Since mercy is the part that came in today's gospel lesson let us look at that what mercy is. The online dictionary says that mercy means “compassion or forgiveness shown toward someone whom it is within one's power to punish or harm.” In the case of salvation it means that we are not given the punishment we deserve but that instead we are given eternal life in the presence of God. But in the case we read today I believe that it is also very explicitly about how we live our lives here today. After all Jesus was calling the pharisees out on their immediate behavior not discussing the sweet by and by. So what does it mean for them and thus for us to be people of compassion and forgiveness. What does it mean that we are not to punish people just because they deserve it and it is within our power to administer or have others administer punishment.
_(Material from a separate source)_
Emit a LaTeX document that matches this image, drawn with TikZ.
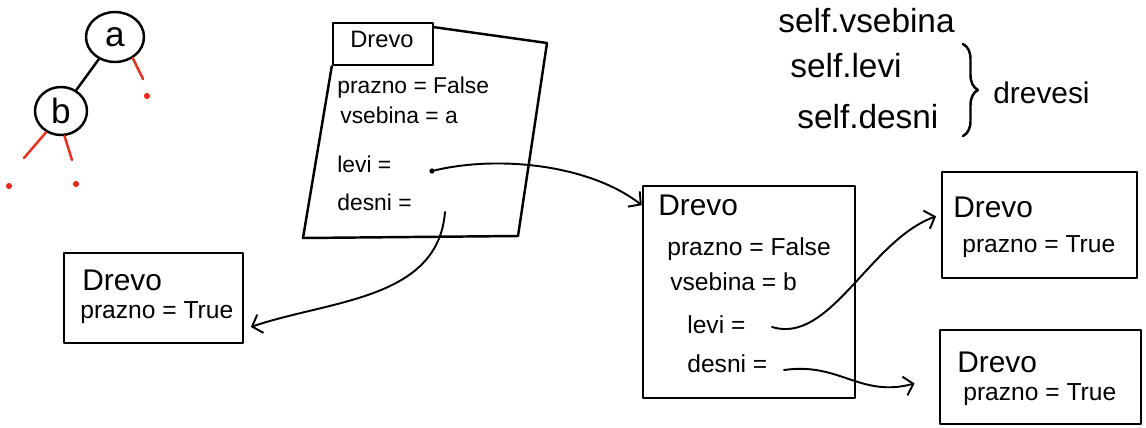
\documentclass[tikz,border=0pt]{standalone}
\usepackage{fontspec}
\setmainfont{Liberation Sans}
\usetikzlibrary{arrows.meta,shapes.geometric,decorations.pathreplacing}
\definecolor{inkred}{RGB}{232,46,30}
\begin{document}
\begin{tikzpicture}[x=0.02cm,y=-0.02cm,
  ink/.style={line width=1.4pt,line cap=round,line join=round},
  frame/.style={draw,ink,rectangle,inner sep=0pt},
  txt/.style={anchor=base west,inner sep=0pt,font=\fontsize{14}{16}\selectfont},
  txtsmall/.style={anchor=base west,inner sep=0pt,font=\fontsize{13}{15}\selectfont},
  head/.style={anchor=base west,inner sep=0pt,font=\fontsize{17}{20}\selectfont},
  big/.style={anchor=base west,inner sep=0pt,font=\fontsize{19}{22}\selectfont},
  link/.style={ink,line width=1.1pt,-{Straight Barb[length=5pt,width=11pt]}},
  knot/.style={draw,ink,ellipse,inner sep=0pt,font=\fontsize{20}{24}\selectfont},
  stub/.style={draw=inkred,line width=1.4pt,line cap=round},
  reddot/.style={circle,fill=inkred,inner sep=0pt,minimum size=3.5pt},
  startdot/.style={circle,fill,inner sep=0pt,minimum size=3pt}]
\useasboundingbox (0,0) rectangle (1146,427);

% ---- small binary tree a -> b, empty subtrees in red
\node[knot,minimum width=1.16cm,minimum height=1cm] (a) at (115,37) {a};
\node[knot,minimum width=1.04cm,minimum height=0.96cm] (b) at (61,111) {b};
\draw[ink] (a) -- (b);
\node[reddot] (ar) at (147,96) {};
\node[reddot] (bl) at (9,186) {};
\node[reddot] (brr) at (76,184) {};
\coordinate (arEnd) at (143,79);
\coordinate (blEnd) at (24,158);
\coordinate (brEnd) at (72,160);
\draw[stub] (a.-50) -- (arEnd);
\draw[stub] (b.-125) -- (blEnd);
\draw[stub] (b.-82) -- (brEnd);

% ---- root object
\node[frame,minimum width=2cm,minimum height=0.84cm] (tab1) at (383,44) {};
\node[anchor=base west,inner sep=0pt,font=\fontsize{13.5}{16}\selectfont] (t1name) at (350,47) {Drevo};
\coordinate (o1) at (433,27);
\coordinate (o2) at (547,43);
\coordinate (o3) at (518,236);
\coordinate (o4) at (303,238);
\draw[ink] (o1) -- (o2) -- (o3) -- (o4) -- (tab1.south west);
\node[txtsmall] (r1) at (337,93) {prazno = False};
\node[txtsmall] (r2) at (340,123) {vsebina = a};
\node[txtsmall] (r3) at (337,172) {levi =};
\node[txtsmall] (r4) at (337,210) {desni =};
\node[startdot] (s1) at (432,171) {};
\coordinate (s2) at (445,212);

% ---- empty tree on the left
\node[frame,minimum width=3.58cm,minimum height=1.8cm] (bL) at (153.5,298) {};
\node[head] (bLname) at (82,290) {Drevo};
\node[txt] (bLval) at (80,318) {prazno = True};

% ---- object b
\node[frame,minimum width=4.24cm,minimum height=4.24cm] (b2) at (749,292) {};
\node[head] (b2name) at (658,215) {Drevo};
\node[txt] (q1) at (667,255) {prazno = False};
\node[txt] (q2) at (670,290) {vsebina = b};
\node[txt] (q3) at (687,333) {levi =};
\node[txt] (q4) at (687,372) {desni =};
\coordinate (u1) at (772,327);
\coordinate (u2) at (784,370);

% ---- empty trees on the right
\node[frame,minimum width=3.9cm,minimum height=2.12cm] (bTR) at (1039.5,225) {};
\node[head] (bTRname) at (953,217) {Drevo};
\node[txt] (bTRval) at (962,252) {prazno = True};
\node[frame,minimum width=4.02cm,minimum height=1.88cm] (bBR) at (1040.5,377) {};
\node[head] (bBRname) at (957,372) {Drevo};
\node[txt] (bBRval) at (963,400) {prazno = True};

% ---- references
\draw[link] (s1) .. controls (500,155) and (590,165) .. (b2.141);
\draw[link,shorten >=0.14cm] (s2) .. controls (438,300) and (330,300) .. (bL.-19);
\draw[link,shorten >=0.1cm] (u1) .. controls (830,345) and (870,240) .. (bTR.174);
\draw[link,shorten >=0.5cm] (u2) .. controls (840,362) and (860,398) .. (bBR.west);

% ---- attribute notes
\node[big] (n1) at (778,32) {self.vsebina};
\node[big] (n2) at (790,77) {self.levi};
\node[big] (n3) at (797,128) {self.desni};
\coordinate (br1) at (963,44);
\coordinate (br2) at (963,136);
\draw[ink,decorate,decoration={brace,amplitude=0.3cm}] (br1) -- (br2);
\node[anchor=base west,inner sep=0pt,font=\fontsize{17}{20}\selectfont] (n4) at (993,103) {drevesi};
\end{tikzpicture}
\end{document}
Let us look at what some of the synonyms of mercy are: leniency, compassion, grace, charity, and forgiveness. All of these are synonyms for mercy according to the dictionary so they should be able help us flesh out what it means that sometimes justice requires that we do not administer the punishment that is allowed by law but instead... instead what? So leniency involves more tolerance that might be expected. Compassion is defined as sympathetic concern for the sufferings or misfortunes of others. Charity is the voluntary (not required by law) giving of help to those in need which ties well to grace which I have heard defined as giving that which is not deserved. And finally forgiveness: to cease feeling resentment against, to pardon one's enemies. or to give up resentment of, claim to or to grant relief from payment.

So, going back to mercy and what showing mercy might look like in our lives it would appear that having mercy or to go back to the original text this morning, to show mercy instead of offering sacrifice, means that we should be more tolerant that expected, we should show compassion for the sufferings of other, we should voluntarily offer to help fill the need of others even those who don't deserve it, and we should cease to feel resentment but instead give up our claim to any part of their lives as recompense. I suppose some would say that a large part of offering mercy is being able to recognize that there is a log in your own eye, which you are working on removing even as you ignore the mote in the eye of the person sitting right next to you. To choose a more modern example it might mean that as you leave the gym you go looking for the showers instead of worrying about how the other person smells. Looking for your own example would be any place that we spend working to correct our own actions instead of worrying about the actions of the other. Finally, I think for those of us who bear any amount of privilege it means using our privilege to create space for those who don't have access and biasing the need of those who are oppressed over protecting the privilege of those who already have. In other words if you will offend the privileged, but in so doing help the cause of those who are oppressed then that is the action God is calling you to do.

I think this particular call to action can be challenging because we want to protect what we have. The world around us trains us to protect our wealth, our sources of income, and our valuable possessions. The secular world often says that we deserve to have more than we already, do even if it will mean taking from others. The secular world at moments finds it acceptable to protect wealth instead of living in faith, even when it means not fighting for the causes you know are right. We are given the call if you will to walk away from surety, if it the action which moves us away from surety will help to create space for those that do not have what they need, where not to have what they need involves not just economics but also the psycho social emotional realities. This is why the civil right movement started in the church and why it was important that people who had something to loose got involved in pushing for equality issues.

We are all called by our Savior to a life that involves mercy toward the other. One of the challenges of that call, is that sometimes we are asked to trust in the provision of God instead of the surety of what we have. Sometimes if you will we are called to go after the bird in the bush, because it needs aid instead of making sure we keep the one in our hand.

I think the more we have surety, the harder this becomes and yet at some level increased faith demands ever greater action in the world, which can mean increased trust and decreased assurance that the bird in hand is the one God wants us to have. Interestingly enough, most of the time in my experience, the unseen provision is greater than the one we are clinging to for dear life.

We are offered grace, that which we do not deserve, and in returned called to a life which understands the one offering grace desires from us mercy not sacrifice, love of God, Neighbor and Self if you prefer. We are given the promise of never being alone, we are given the promise of forgiveness for everything that separates us from God and we are given the promise of eternal life in the presence of the divine and all that is asked of us is that we forgive others, and that we show leniency, charity, and compassion. We are given the promises of baptism and the only thing we are asked in return is that we use our lives to help the least of these. We are given all of these gifts and all that is asked, not even demanded, simply asked of us, is that we have faith in God's provision for us. Then God's provision for us will empower us to use our life, our power, our privilege and all that we are to raise up people in need. This is how we go out into the world so evidencing our faith that it becomes know to others. Amen.